A new survey by Rasmussen Reports has some encouraging statistics for the president and his supporters.
The report, released Wednesday, found that presumptive Democratic presidential nominee Joe Biden was up only three percentage points over President Trump. According to the survey, 47 percent of voters prefer Biden compared to Trump's 44 percent. The results come just a week after the pollster reported that the president trailed presumptive Democratic nominee Joe Biden by 10 points.
Trump’s traction comes from a shift in independent voters, who gave Biden a 12-point lead in last week’s poll. But the survey revealed another insightful statistic. Among likely black voters, Trump holds 31 percent support, up from 21 percent last week. Only eight percent of blacks voted for Trump in the 2016 election.
Rasmussen’s findings come in the wake of months of civil unrest and destruction, much of which has taken place in predominantly black and low-income communities. As elected officials slash funding from law enforcement and instruct police to stand down in conflicts, many precincts are being forced to eliminate bureaus such as their detective units and plainclothes police units. Officers in cities like Atlanta, Minneapolis, and Buffalo have walked off the job. As a result, crime has spiked, claiming the lives of victims like 1-year-old Davell Gardner Jr., who was shot in the stomach on Sunday while sitting in his stroller, and 8-year-old Secoriea Turner who was shot while sitting in a car with her mother on July 4.
In response, President Trump has championed a message of “law and order” and the “Great American Comeback,” themes he drew upon in his Mount Rushmore speech on July 3. He has also contrasted himself with Biden, who has asserted that some funding should "absolutely" be redirected from the police.
The president has also pointed to the economic opportunity black Americans have enjoyed under his administration. Before the economic fallout of the COVID-19 pandemic and the financial losses due to rioting, African Americans saw record-low unemployment rates as the United States job market surged, a point which even outlets like CNBC were forced to admit.
In addition, it follows Biden’s infamous message to black voters, “If you have a problem figuring out whether you're for me or Trump, then you ain't black.” The black vote has been a mainstay of the Democratic Party for decades, but movements like BLEXIT may threaten that assumption.

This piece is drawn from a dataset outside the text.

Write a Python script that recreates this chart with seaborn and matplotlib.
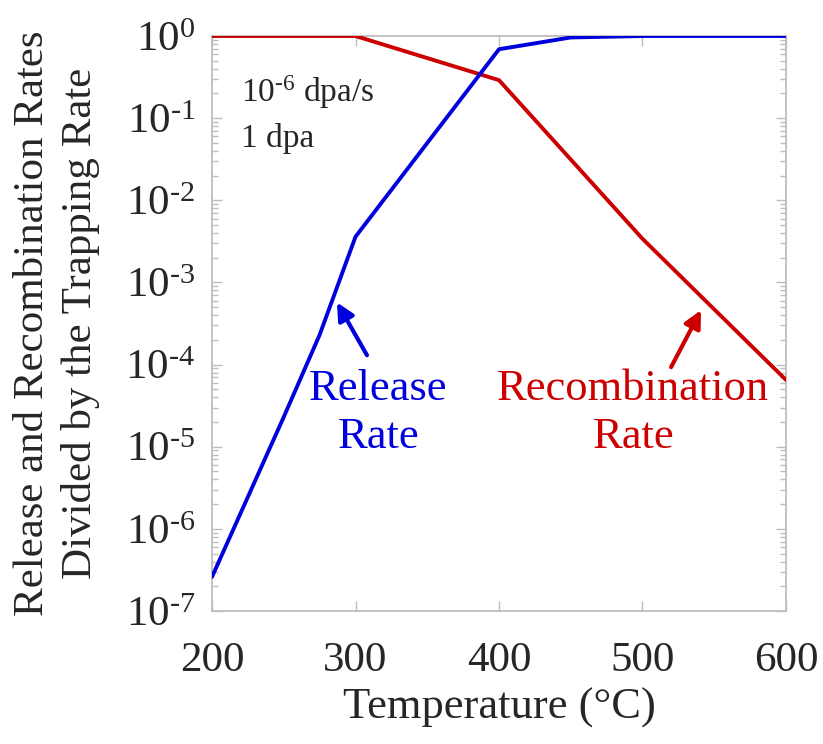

It’s not the first time that pollsters have reported a rise in minority support for the president. At the beginning of June in the midst of the upheaval following the death of George Floyd, Rasmussen found that the president’s support among African-American likely voters peaked at an all-time high of 41 percent. In November, an Emerson Poll found that approval for Trump among blacks topped 34 percent. Similarly, a CNN poll also conducted in November found approval among non-white voters at 26 percent.
Polls at this point in the 2016 race were scattered and much can happen between now and November. Nonetheless, the findings come as a much-needed morale boost for the White House.